_Problem to solve_: Write out again, exactly as they appear, the lines from the line with "Output the LaTeX" through the line with "(1407,9.5) -- (1407,483);". Do not include any pictures.

_Excerpted data_:
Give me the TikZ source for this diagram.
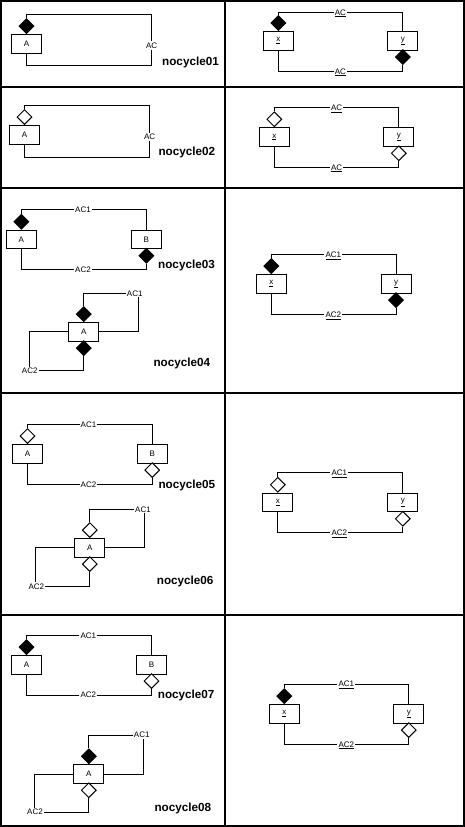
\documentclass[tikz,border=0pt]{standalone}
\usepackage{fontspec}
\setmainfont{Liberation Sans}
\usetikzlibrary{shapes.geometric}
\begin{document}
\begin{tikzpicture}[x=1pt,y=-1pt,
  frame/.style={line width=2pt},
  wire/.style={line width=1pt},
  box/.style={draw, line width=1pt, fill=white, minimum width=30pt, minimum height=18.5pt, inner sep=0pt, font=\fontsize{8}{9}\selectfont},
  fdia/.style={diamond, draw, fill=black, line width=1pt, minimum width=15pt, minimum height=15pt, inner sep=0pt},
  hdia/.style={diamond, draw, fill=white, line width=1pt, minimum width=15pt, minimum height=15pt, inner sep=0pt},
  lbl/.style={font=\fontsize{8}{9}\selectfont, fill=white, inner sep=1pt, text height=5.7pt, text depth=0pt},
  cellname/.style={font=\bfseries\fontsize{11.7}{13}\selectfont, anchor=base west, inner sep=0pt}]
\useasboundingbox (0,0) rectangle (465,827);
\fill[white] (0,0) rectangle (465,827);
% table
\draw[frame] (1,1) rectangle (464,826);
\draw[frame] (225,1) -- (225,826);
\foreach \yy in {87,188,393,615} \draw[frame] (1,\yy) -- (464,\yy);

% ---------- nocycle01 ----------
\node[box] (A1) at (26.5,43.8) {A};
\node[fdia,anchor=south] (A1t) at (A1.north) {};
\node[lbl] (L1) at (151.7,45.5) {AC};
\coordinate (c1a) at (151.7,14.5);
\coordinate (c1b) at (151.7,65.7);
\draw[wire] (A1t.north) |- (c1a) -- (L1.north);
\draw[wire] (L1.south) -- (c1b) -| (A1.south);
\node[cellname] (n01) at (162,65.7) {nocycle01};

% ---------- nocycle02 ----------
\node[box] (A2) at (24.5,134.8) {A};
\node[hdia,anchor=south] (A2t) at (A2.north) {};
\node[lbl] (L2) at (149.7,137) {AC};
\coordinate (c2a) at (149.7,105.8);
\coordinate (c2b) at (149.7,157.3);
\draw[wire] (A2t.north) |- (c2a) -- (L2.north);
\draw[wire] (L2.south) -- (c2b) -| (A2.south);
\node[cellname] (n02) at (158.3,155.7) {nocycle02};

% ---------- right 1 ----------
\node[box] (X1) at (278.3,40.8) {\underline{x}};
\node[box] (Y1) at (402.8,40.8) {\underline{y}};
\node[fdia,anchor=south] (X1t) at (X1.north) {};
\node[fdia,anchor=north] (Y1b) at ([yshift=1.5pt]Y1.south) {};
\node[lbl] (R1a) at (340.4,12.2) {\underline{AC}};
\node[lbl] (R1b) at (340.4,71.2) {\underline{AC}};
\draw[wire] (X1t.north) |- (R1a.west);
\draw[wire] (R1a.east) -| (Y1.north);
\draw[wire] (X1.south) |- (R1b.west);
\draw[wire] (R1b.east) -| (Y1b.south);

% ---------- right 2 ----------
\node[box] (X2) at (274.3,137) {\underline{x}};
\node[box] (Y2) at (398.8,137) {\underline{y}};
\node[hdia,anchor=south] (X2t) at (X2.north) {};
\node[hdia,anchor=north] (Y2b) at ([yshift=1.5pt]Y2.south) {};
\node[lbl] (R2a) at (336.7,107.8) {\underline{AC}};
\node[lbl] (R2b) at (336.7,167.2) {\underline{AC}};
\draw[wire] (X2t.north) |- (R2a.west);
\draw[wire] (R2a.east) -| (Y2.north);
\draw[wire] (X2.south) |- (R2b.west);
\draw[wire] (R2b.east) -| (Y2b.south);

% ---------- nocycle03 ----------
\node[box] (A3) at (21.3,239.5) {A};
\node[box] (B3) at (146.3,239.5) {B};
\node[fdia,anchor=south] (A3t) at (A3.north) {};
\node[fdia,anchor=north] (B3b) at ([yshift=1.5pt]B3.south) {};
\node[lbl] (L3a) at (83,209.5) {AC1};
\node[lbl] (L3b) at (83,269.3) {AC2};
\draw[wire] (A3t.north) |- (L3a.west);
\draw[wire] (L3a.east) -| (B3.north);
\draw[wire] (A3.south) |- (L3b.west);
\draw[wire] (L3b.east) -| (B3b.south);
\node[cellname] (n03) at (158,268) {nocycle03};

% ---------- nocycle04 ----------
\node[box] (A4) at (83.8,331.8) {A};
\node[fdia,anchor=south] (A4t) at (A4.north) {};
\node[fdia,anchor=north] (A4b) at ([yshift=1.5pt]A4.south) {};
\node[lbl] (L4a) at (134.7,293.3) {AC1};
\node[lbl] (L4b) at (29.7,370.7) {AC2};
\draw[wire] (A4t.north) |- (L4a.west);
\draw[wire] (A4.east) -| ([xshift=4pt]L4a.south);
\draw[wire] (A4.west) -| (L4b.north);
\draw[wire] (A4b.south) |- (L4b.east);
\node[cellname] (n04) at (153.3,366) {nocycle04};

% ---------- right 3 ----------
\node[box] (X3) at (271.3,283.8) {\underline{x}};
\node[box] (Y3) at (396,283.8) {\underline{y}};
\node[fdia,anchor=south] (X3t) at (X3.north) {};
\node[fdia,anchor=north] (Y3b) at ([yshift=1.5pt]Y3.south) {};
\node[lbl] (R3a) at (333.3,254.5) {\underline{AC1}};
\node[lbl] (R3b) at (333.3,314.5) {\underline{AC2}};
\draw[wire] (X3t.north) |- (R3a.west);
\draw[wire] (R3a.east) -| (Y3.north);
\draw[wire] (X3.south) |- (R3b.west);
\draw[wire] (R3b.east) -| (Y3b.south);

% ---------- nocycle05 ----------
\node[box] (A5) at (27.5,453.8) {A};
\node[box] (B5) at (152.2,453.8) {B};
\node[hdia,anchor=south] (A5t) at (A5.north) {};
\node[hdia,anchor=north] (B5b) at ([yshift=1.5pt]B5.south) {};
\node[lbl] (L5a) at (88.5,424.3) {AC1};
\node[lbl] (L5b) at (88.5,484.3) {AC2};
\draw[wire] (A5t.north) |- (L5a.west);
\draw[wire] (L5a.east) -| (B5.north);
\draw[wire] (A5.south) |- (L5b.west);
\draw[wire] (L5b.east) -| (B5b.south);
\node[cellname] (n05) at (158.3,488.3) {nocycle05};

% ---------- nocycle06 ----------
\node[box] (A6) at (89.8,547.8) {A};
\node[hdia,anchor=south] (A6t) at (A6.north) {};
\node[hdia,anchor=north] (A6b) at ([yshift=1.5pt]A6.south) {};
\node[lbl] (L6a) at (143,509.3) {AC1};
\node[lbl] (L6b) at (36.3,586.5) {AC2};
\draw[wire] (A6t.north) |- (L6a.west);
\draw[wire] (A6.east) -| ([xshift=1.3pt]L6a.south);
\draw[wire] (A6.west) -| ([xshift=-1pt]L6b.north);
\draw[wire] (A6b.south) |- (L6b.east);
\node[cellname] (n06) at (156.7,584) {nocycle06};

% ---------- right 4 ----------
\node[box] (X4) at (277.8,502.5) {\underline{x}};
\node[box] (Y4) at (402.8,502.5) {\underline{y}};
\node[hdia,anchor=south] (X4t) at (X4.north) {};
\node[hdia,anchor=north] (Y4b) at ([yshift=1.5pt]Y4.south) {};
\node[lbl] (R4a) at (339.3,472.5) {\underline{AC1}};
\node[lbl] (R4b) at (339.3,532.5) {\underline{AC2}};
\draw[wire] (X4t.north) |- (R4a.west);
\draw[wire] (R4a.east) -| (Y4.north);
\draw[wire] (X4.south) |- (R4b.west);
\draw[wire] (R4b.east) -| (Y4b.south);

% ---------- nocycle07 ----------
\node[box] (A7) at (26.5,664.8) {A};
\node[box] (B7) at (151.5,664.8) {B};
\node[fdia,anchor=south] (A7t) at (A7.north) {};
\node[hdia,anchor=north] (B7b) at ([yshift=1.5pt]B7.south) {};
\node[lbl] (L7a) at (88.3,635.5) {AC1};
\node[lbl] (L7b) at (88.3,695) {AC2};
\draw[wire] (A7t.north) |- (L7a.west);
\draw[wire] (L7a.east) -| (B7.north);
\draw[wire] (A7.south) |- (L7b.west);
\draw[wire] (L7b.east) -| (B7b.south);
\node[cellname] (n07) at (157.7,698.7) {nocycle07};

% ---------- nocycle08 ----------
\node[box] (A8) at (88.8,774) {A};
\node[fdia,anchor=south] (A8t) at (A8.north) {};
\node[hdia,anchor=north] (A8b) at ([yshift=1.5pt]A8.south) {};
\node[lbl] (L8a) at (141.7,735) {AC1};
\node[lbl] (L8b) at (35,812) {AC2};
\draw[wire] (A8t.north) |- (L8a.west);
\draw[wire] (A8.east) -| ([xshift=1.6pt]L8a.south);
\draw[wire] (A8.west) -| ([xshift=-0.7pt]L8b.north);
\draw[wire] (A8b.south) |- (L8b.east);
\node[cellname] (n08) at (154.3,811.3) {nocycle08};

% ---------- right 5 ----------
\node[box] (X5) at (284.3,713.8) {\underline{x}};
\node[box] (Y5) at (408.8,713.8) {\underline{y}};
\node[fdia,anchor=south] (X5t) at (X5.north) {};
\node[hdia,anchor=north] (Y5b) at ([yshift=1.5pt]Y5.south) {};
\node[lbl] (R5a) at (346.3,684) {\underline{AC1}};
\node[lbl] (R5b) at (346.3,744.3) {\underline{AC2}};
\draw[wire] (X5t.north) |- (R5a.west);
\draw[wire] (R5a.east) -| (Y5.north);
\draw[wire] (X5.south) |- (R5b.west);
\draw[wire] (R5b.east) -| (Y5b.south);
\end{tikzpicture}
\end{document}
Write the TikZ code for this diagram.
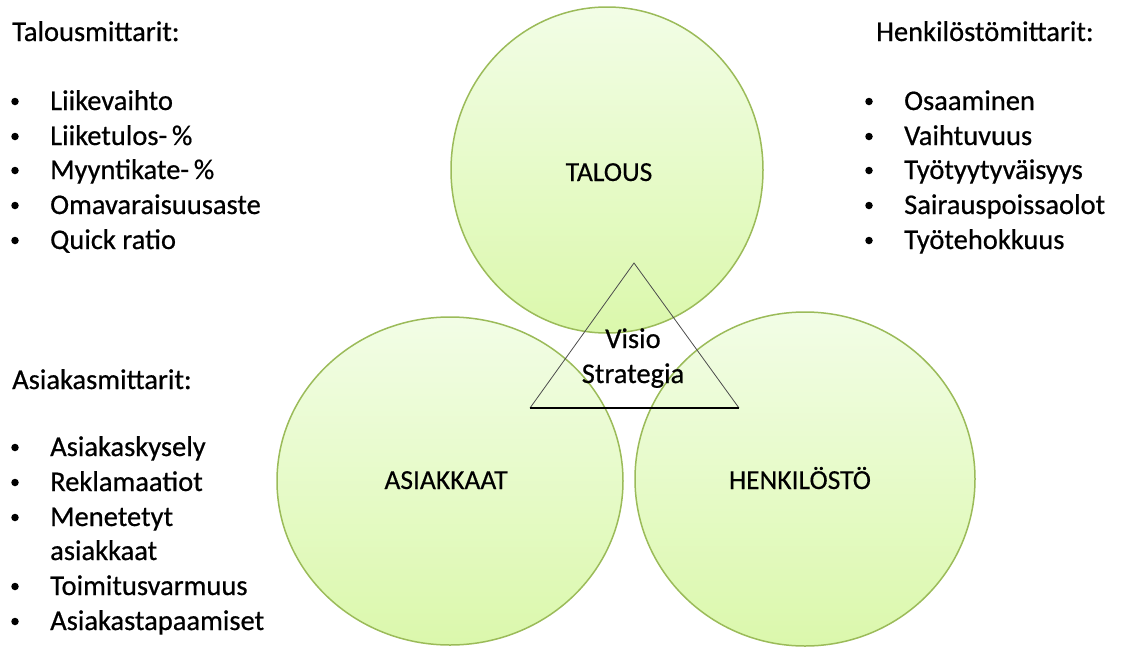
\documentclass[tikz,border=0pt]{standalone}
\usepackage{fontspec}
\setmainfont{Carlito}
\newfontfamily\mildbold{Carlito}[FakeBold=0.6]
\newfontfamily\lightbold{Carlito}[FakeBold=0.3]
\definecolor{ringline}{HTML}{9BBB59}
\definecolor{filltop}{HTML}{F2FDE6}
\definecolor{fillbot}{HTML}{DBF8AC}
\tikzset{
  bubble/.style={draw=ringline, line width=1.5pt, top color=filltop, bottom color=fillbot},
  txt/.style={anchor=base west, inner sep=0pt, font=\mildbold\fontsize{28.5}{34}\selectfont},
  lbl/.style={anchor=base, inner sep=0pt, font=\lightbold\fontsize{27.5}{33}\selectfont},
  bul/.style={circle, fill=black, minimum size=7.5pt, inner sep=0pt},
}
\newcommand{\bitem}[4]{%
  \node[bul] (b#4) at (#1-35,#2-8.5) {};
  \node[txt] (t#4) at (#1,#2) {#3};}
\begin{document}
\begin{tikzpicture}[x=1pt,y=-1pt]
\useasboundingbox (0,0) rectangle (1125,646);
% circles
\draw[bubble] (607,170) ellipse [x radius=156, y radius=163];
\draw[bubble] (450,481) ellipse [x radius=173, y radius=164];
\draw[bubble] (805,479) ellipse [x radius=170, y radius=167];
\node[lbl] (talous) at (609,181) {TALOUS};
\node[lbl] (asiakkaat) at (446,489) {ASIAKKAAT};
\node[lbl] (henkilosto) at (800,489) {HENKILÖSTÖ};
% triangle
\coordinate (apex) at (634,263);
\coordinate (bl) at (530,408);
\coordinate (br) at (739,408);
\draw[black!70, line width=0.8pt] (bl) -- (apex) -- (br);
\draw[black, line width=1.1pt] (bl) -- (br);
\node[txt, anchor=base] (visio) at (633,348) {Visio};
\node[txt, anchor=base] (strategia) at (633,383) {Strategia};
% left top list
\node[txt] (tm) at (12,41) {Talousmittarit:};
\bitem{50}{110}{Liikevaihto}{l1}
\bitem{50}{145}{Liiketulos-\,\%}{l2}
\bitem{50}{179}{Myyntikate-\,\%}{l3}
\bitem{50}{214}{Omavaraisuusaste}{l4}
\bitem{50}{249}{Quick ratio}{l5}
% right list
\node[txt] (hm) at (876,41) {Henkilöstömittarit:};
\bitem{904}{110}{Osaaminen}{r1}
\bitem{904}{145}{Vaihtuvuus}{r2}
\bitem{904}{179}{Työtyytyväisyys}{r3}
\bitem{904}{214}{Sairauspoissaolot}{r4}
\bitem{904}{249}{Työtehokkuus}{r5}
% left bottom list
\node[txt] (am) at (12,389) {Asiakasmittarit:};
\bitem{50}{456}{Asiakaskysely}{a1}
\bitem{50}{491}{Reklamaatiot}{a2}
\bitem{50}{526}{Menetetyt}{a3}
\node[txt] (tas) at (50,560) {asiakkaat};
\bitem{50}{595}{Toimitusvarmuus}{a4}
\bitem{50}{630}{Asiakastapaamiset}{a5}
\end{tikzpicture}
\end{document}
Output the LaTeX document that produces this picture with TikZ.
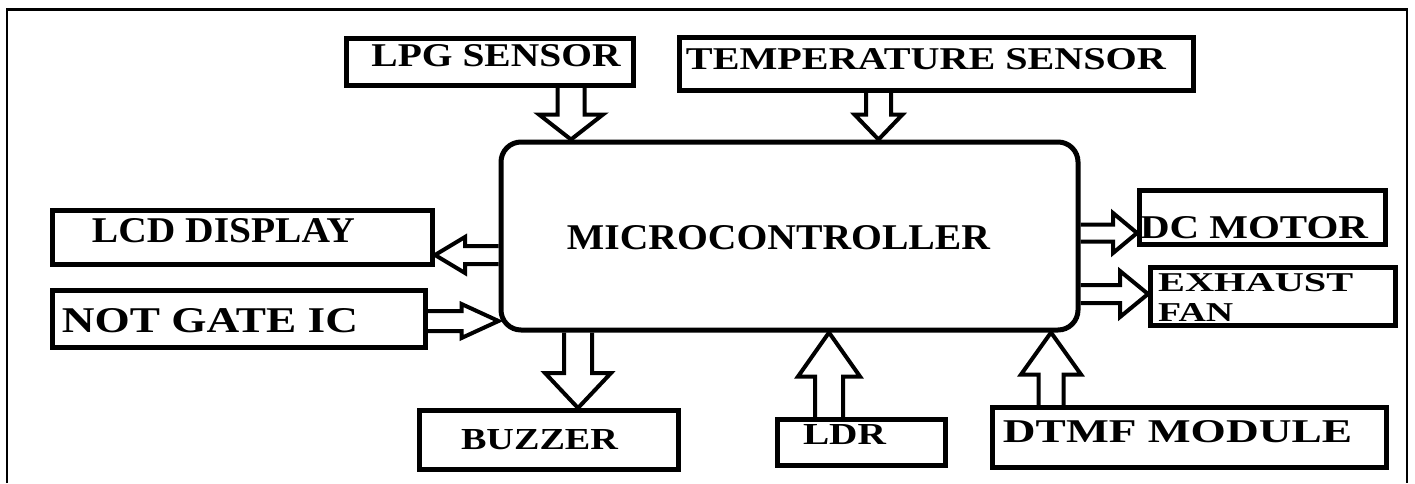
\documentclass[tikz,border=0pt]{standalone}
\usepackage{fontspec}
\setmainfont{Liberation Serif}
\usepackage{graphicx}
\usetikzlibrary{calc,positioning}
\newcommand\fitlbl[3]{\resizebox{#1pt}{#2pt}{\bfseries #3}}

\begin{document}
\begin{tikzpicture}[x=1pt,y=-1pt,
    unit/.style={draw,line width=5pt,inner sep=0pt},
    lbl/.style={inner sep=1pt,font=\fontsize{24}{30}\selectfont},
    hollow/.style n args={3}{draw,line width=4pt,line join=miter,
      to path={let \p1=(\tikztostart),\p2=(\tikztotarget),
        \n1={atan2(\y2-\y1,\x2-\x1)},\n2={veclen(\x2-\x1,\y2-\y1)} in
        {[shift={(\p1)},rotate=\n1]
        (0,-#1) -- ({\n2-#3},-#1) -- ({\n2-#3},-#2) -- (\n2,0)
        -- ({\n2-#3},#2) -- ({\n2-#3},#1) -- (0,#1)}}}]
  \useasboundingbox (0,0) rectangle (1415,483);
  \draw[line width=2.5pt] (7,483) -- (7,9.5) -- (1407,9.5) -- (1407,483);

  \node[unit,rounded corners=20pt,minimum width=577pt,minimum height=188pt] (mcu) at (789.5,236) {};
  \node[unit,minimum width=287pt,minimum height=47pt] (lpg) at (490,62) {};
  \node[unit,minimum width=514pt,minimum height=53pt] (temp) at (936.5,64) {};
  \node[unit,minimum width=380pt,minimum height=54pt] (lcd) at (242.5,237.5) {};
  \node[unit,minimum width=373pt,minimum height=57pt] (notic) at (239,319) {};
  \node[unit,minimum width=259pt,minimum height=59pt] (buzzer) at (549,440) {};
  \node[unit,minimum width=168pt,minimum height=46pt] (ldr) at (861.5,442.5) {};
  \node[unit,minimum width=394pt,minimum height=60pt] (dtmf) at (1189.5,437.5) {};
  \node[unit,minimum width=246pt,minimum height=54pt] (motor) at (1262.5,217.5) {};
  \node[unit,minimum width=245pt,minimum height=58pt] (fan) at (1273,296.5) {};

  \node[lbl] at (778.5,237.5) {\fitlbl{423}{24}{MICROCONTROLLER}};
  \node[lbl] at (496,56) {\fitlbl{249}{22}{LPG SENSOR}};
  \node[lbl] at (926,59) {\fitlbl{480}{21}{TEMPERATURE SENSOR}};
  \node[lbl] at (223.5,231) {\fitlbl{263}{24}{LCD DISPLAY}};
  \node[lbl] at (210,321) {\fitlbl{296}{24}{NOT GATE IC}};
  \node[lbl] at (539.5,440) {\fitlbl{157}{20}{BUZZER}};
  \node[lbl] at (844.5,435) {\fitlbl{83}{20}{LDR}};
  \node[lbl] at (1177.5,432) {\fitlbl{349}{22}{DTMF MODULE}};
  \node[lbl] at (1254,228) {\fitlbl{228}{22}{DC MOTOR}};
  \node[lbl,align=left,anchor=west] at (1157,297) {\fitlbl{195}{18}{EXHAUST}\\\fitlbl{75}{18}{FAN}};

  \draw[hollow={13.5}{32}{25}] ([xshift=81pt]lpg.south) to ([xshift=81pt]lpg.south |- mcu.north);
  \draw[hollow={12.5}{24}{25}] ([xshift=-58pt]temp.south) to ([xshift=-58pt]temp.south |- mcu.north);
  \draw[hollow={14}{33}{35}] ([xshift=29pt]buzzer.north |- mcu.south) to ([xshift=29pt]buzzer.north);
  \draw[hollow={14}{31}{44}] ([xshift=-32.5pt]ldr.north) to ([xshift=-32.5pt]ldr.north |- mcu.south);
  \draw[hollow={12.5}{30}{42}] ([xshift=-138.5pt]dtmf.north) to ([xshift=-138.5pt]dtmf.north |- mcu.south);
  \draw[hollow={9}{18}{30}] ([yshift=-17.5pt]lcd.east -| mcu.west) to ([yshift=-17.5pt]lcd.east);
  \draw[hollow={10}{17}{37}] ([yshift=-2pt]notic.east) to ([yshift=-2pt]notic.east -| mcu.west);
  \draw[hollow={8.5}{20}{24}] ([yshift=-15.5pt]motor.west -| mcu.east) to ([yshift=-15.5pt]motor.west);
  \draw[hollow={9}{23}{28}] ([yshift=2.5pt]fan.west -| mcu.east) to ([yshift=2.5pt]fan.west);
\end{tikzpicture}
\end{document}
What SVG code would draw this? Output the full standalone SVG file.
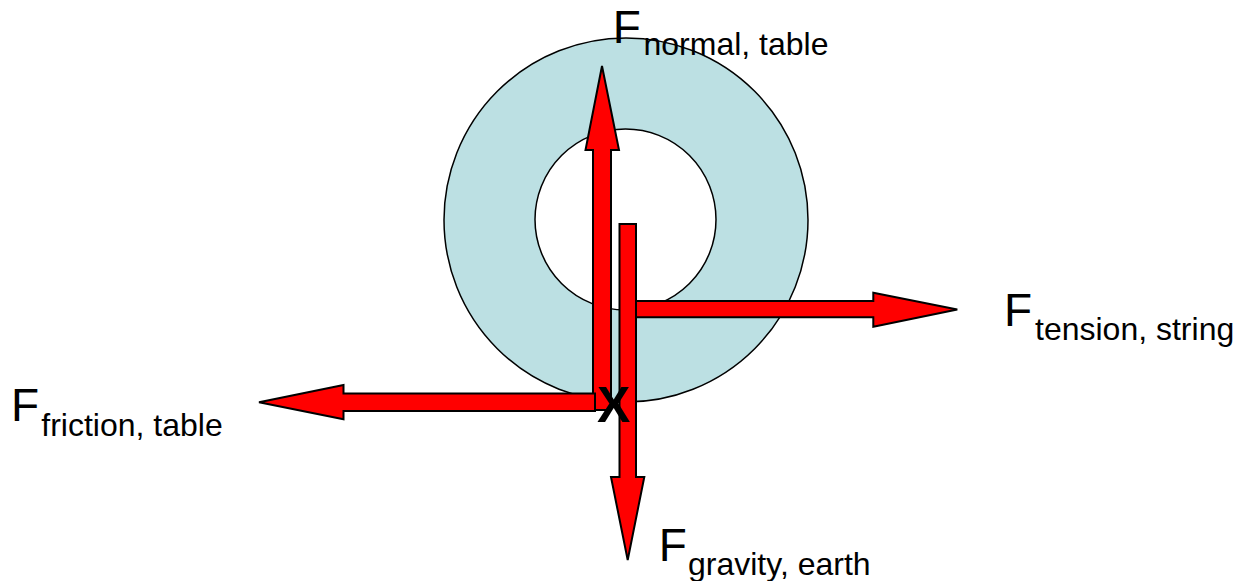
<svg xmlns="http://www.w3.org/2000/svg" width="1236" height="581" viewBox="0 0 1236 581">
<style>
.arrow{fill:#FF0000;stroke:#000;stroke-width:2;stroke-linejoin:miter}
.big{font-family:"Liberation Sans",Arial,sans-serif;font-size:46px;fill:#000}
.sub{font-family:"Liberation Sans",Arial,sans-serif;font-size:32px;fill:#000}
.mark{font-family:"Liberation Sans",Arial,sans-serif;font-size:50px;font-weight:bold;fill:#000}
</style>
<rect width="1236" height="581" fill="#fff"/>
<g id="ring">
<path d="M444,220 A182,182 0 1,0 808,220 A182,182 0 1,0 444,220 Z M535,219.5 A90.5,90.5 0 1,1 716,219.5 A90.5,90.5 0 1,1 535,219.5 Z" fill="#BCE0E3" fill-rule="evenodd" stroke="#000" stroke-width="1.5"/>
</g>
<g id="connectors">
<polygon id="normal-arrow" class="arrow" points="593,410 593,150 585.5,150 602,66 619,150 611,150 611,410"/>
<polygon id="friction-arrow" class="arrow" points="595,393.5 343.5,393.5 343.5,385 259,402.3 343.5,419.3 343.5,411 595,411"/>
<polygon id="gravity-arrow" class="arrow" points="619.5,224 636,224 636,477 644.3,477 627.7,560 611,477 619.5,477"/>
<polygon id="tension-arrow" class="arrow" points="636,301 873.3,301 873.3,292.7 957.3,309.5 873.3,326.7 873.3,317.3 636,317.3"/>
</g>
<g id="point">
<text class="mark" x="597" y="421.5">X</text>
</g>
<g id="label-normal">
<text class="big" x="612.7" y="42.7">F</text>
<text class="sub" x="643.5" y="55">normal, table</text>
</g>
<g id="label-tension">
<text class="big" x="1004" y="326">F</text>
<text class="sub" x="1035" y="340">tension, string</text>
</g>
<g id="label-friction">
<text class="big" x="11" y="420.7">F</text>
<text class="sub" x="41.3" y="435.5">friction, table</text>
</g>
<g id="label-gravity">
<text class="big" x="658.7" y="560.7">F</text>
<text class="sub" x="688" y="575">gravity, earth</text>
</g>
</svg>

_Result_:
Output the LaTeX document that produces this picture with TikZ.
\documentclass[tikz,border=0pt]{standalone}
\usepackage{fontspec}
\setmainfont{Liberation Serif}
\usepackage{graphicx}
\usetikzlibrary{calc,positioning}
\newcommand\fitlbl[3]{\resizebox{#1pt}{#2pt}{\bfseries #3}}

\begin{document}
\begin{tikzpicture}[x=1pt,y=-1pt,
    unit/.style={draw,line width=5pt,inner sep=0pt},
    lbl/.style={inner sep=1pt,font=\fontsize{24}{30}\selectfont},
    hollow/.style n args={3}{draw,line width=4pt,line join=miter,
      to path={let \p1=(\tikztostart),\p2=(\tikztotarget),
        \n1={atan2(\y2-\y1,\x2-\x1)},\n2={veclen(\x2-\x1,\y2-\y1)} in
        {[shift={(\p1)},rotate=\n1]
        (0,-#1) -- ({\n2-#3},-#1) -- ({\n2-#3},-#2) -- (\n2,0)
        -- ({\n2-#3},#2) -- ({\n2-#3},#1) -- (0,#1)}}}]
  \useasboundingbox (0,0) rectangle (1415,483);
  \draw[line width=2.5pt] (7,483) -- (7,9.5) -- (1407,9.5) -- (1407,483);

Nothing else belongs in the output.